Circa 1888-90 Victor made by the Overman Wheel Co. of Chicopee Falls, Mass.


----------



## locomotion (Jul 11, 2018)

cool and rare bicycle, missing some parts but I would love to own one!
crazy how they welded a second front chainring to be able to ride it with a "newer" block/skiptooth chain.
hard to tell from the pictures, but the rear sprocket seems to also be modified.
those rims are probably held on by the tires!!!


----------



## SKPC (Jul 11, 2018)

Nice bike!   I *like *it!!....


----------



## fordmike65 (Jul 11, 2018)




----------



## kreika (Jul 11, 2018)

Whats the scoop on the bottom bracket?

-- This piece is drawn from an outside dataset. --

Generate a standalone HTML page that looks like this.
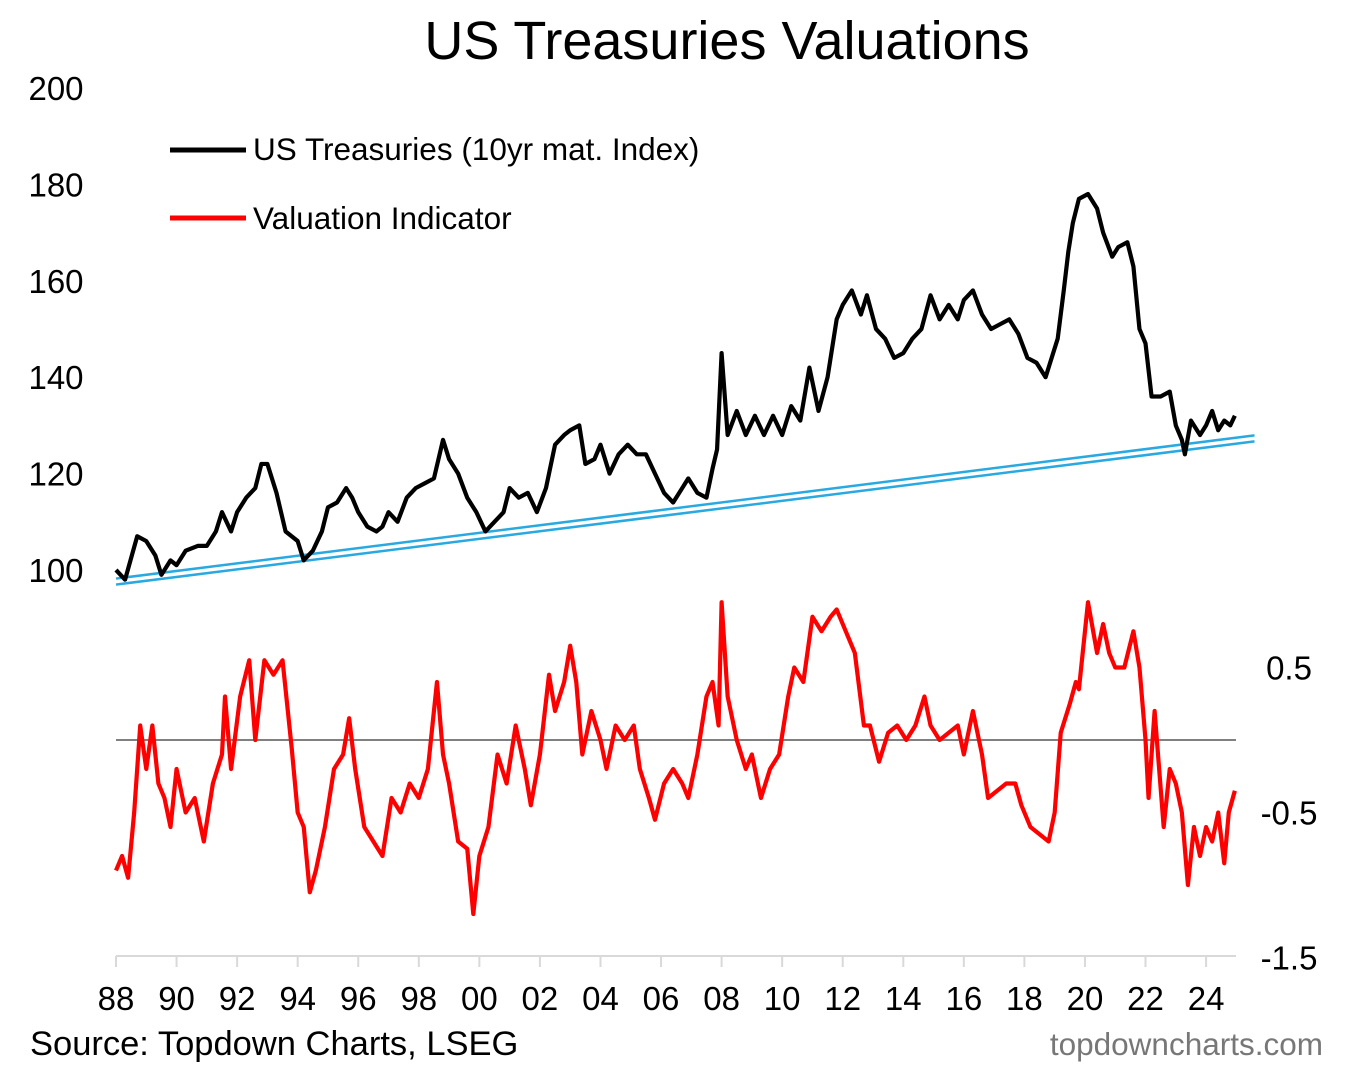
<!DOCTYPE html>
<html><head><meta charset="utf-8"><style>
html,body{margin:0;padding:0;background:#fff;}
svg{display:block;font-family:"Liberation Sans",Arial,sans-serif;}
</style></head><body>
<svg id="chart" width="1347" height="1067" viewBox="0 0 1347 1067">
<text x="727" y="59" font-size="54" text-anchor="middle" fill="#000">US Treasuries Valuations</text>
<g id="axes"></g>
<g id="series"></g>
<g>
<line x1="170" y1="150" x2="246" y2="150" stroke="#000" stroke-width="5"/>
<text x="253" y="160" font-size="31.5" fill="#000">US Treasuries (10yr mat. Index)</text>
<line x1="170" y1="218" x2="246" y2="218" stroke="#f00" stroke-width="5"/>
<text x="253" y="229" font-size="31.5" fill="#000">Valuation Indicator</text>
</g>
<text x="30" y="1055" font-size="34.5" fill="#000">Source: Topdown Charts, LSEG</text>
<text x="1323" y="1055" font-size="31.5" fill="#777" text-anchor="end">topdowncharts.com</text>
</svg>
<script>
const leftTicks=[100,120,140,160,180,200];
const rightTicks=[0.5,-0.5,-1.5];
const xTickYears=[1988,1990,1992,1994,1996,1998,2000,2002,2004,2006,2008,2010,2012,2014,2016,2018,2020,2022,2024];
const xTickLabels=["88","90","92","94","96","98","00","02","04","06","08","10","12","14","16","18","20","22","24"];
const tsYears=[1988.0,1988.3,1988.7,1989.0,1989.3,1989.5,1989.8,1990.0,1990.3,1990.7,1991.0,1991.3,1991.5,1991.8,1992.0,1992.3,1992.6,1992.8,1993.0,1993.3,1993.6,1994.0,1994.2,1994.5,1994.8,1995.0,1995.3,1995.6,1995.8,1996.0,1996.3,1996.6,1996.8,1997.0,1997.3,1997.6,1997.9,1998.2,1998.5,1998.8,1999.0,1999.3,1999.6,1999.9,2000.2,2000.5,2000.8,2001.0,2001.3,2001.6,2001.9,2002.2,2002.5,2002.8,2003.0,2003.3,2003.5,2003.8,2004.0,2004.3,2004.6,2004.9,2005.2,2005.5,2005.8,2006.1,2006.4,2006.7,2006.9,2007.2,2007.5,2007.7,2007.85,2008.0,2008.2,2008.5,2008.8,2009.1,2009.4,2009.7,2010.0,2010.3,2010.6,2010.9,2011.2,2011.5,2011.8,2012.0,2012.3,2012.6,2012.8,2013.1,2013.4,2013.7,2014.0,2014.3,2014.6,2014.9,2015.2,2015.5,2015.8,2016.0,2016.3,2016.6,2016.9,2017.2,2017.5,2017.8,2018.1,2018.4,2018.7,2018.9,2019.1,2019.3,2019.45,2019.6,2019.8,2020.1,2020.4,2020.6,2020.9,2021.1,2021.4,2021.6,2021.8,2022.0,2022.2,2022.5,2022.8,2023.0,2023.2,2023.3,2023.5,2023.8,2024.0,2024.2,2024.4,2024.6,2024.8,2024.95];
const tsValues=[100,98,107,106,103,99,102,101,104,105,105,108,112,108,112,115,117,122,122,116,108,106,102,104,108,113,114,117,115,112,109,108,109,112,110,115,117,118,119,127,123,120,115,112,108,110,112,117,115,116,112,117,126,128,129,130,122,123,126,120,124,126,124,124,120,116,114,117,119,116,115,121,125,145,128,133,128,132,128,132,128,134,131,142,133,140,152,155,158,153,157,150,148,144,145,148,150,157,152,155,152,156,158,153,150,151,152,149,144,143,140,144,148,158,166,172,177,178,175,170,165,167,168,163,150,147,136,136,137,130,127,124,131,128,130,133,129,131,130,132];
const valYears=[1988.0,1988.2,1988.4,1988.6,1988.8,1989.0,1989.2,1989.4,1989.6,1989.8,1990.0,1990.3,1990.6,1990.9,1991.2,1991.5,1991.6,1991.8,1992.1,1992.4,1992.6,1992.9,1993.2,1993.5,1993.8,1994.0,1994.2,1994.4,1994.6,1994.9,1995.2,1995.5,1995.7,1995.9,1996.2,1996.5,1996.8,1997.1,1997.4,1997.7,1998.0,1998.3,1998.6,1998.8,1999.0,1999.3,1999.6,1999.8,2000.0,2000.3,2000.6,2000.9,2001.2,2001.5,2001.7,2002.0,2002.3,2002.5,2002.8,2003.0,2003.2,2003.4,2003.7,2004.0,2004.2,2004.5,2004.8,2005.1,2005.3,2005.6,2005.8,2006.1,2006.4,2006.7,2006.9,2007.2,2007.5,2007.7,2007.9,2008.0,2008.2,2008.5,2008.8,2009.0,2009.3,2009.6,2009.9,2010.2,2010.4,2010.7,2011.0,2011.3,2011.6,2011.8,2012.1,2012.4,2012.7,2012.9,2013.2,2013.5,2013.8,2014.1,2014.4,2014.7,2014.9,2015.2,2015.5,2015.8,2016.0,2016.3,2016.6,2016.8,2017.1,2017.4,2017.7,2017.9,2018.2,2018.5,2018.8,2019.0,2019.2,2019.5,2019.7,2019.8,2020.1,2020.4,2020.6,2020.8,2021.0,2021.3,2021.6,2021.8,2022.0,2022.1,2022.3,2022.6,2022.8,2023.0,2023.2,2023.4,2023.6,2023.8,2024.0,2024.2,2024.4,2024.6,2024.75,2024.95];
const valValues=[-0.9,-0.8,-0.95,-0.5,0.1,-0.2,0.1,-0.3,-0.4,-0.6,-0.2,-0.5,-0.4,-0.7,-0.3,-0.1,0.3,-0.2,0.3,0.55,0.0,0.55,0.45,0.55,-0.05,-0.5,-0.6,-1.05,-0.9,-0.6,-0.2,-0.1,0.15,-0.2,-0.6,-0.7,-0.8,-0.4,-0.5,-0.3,-0.4,-0.2,0.4,-0.1,-0.3,-0.7,-0.75,-1.2,-0.8,-0.6,-0.1,-0.3,0.1,-0.2,-0.45,-0.1,0.45,0.2,0.4,0.65,0.4,-0.1,0.2,0.0,-0.2,0.1,0.0,0.1,-0.2,-0.4,-0.55,-0.3,-0.2,-0.3,-0.4,-0.1,0.3,0.4,0.1,0.95,0.3,0.0,-0.2,-0.1,-0.4,-0.2,-0.1,0.3,0.5,0.4,0.85,0.75,0.85,0.9,0.75,0.6,0.1,0.1,-0.15,0.05,0.1,0.0,0.1,0.3,0.1,0.0,0.05,0.1,-0.1,0.2,-0.1,-0.4,-0.35,-0.3,-0.3,-0.45,-0.6,-0.65,-0.7,-0.5,0.05,0.25,0.4,0.35,0.95,0.6,0.8,0.6,0.5,0.5,0.75,0.5,0.0,-0.4,0.2,-0.6,-0.2,-0.3,-0.5,-1.0,-0.6,-0.8,-0.6,-0.7,-0.5,-0.85,-0.5,-0.35];
const trendYears=[1988.0,2025.6];
const trendValues=[97.6,127.3];

const NS="http://www.w3.org/2000/svg";
const xS=y=>116+(y-1988)*30.28;
const yL=v=>570-(v-100)*4.82;
const yR=v=>740-v*145;
const axes=document.getElementById('axes');
const ser=document.getElementById('series');
function mk(tag,attrs,parent){const e=document.createElementNS(NS,tag);for(const k in attrs)e.setAttribute(k,attrs[k]);parent.appendChild(e);return e;}

leftTicks.forEach(v=>{
  const t=mk('text',{x:56,y:yL(v)+12,'font-size':33,'text-anchor':'middle',fill:'#000'},axes);
  
  
  t.textContent=v;
});
rightTicks.forEach(v=>{
  const t=mk('text',{x:1289,y:yR(v)+12,'font-size':33,'text-anchor':'middle',fill:'#000'},axes);
  
  
  t.textContent=v;
});
const zl=mk('line',{x1:116,x2:1236,y1:yR(0),y2:yR(0),stroke:'#808080','stroke-width':2},axes);


const xa=mk('line',{x1:116,x2:1236,y1:956,y2:956,stroke:'#d9d9d9','stroke-width':2},axes);


xTickYears.forEach((yr,i)=>{
  const tk=mk('line',{x1:xS(yr),x2:xS(yr),y1:956,y2:967,stroke:'#d9d9d9','stroke-width':2},axes);
  
  
  const t=mk('text',{x:xS(yr),y:1010,'font-size':33,'text-anchor':'middle',fill:'#000'},axes);
  
  
  t.textContent=xTickLabels[i];
});
[-3,3].forEach(off=>{
  const l=mk('line',{x1:xS(trendYears[0]),y1:yL(trendValues[0])+off,x2:xS(trendYears[1]),y2:yL(trendValues[1])+off,stroke:'#29a9e1','stroke-width':2.5},ser);
  
  
});
const p1=mk('polyline',{points:tsYears.map((y,i)=>xS(y)+','+yL(tsValues[i])).join(' '),fill:'none',stroke:'#000','stroke-width':4.2,'stroke-linejoin':'round'},ser);


const p2=mk('polyline',{points:valYears.map((y,i)=>xS(y)+','+yR(valValues[i])).join(' '),fill:'none',stroke:'#f00','stroke-width':4.2,'stroke-linejoin':'round'},ser);


</script>
</body></html>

Almost looks like a rear end off a car???


----------



## redline1968 (Jul 11, 2018)

Wow super....Sweet...let me know if it’s going for sale....


----------



## bike (Jul 12, 2018)

The bottom bracket slides to adjust the chain


----------



## Blue Streak (Jul 12, 2018)

From May 3, 1889 issue of _The Bicycling World and LAW Bulletin_:


----------



## Blue Streak (Jul 12, 2018)

Tiring looks like cushion tire which would make it 1891, which I believe was the last year for this Model A design.


----------



## anders1 (Aug 12, 2018)

Very nice


----------



## shoe3 (Aug 12, 2018)

I believe one is on display at THE BICYCLE MUSEUM OF AMERICA New Bremen,Ohio


----------



## gmiller (Aug 29, 2018)

Here is one at Science Museum Oklahoma


----------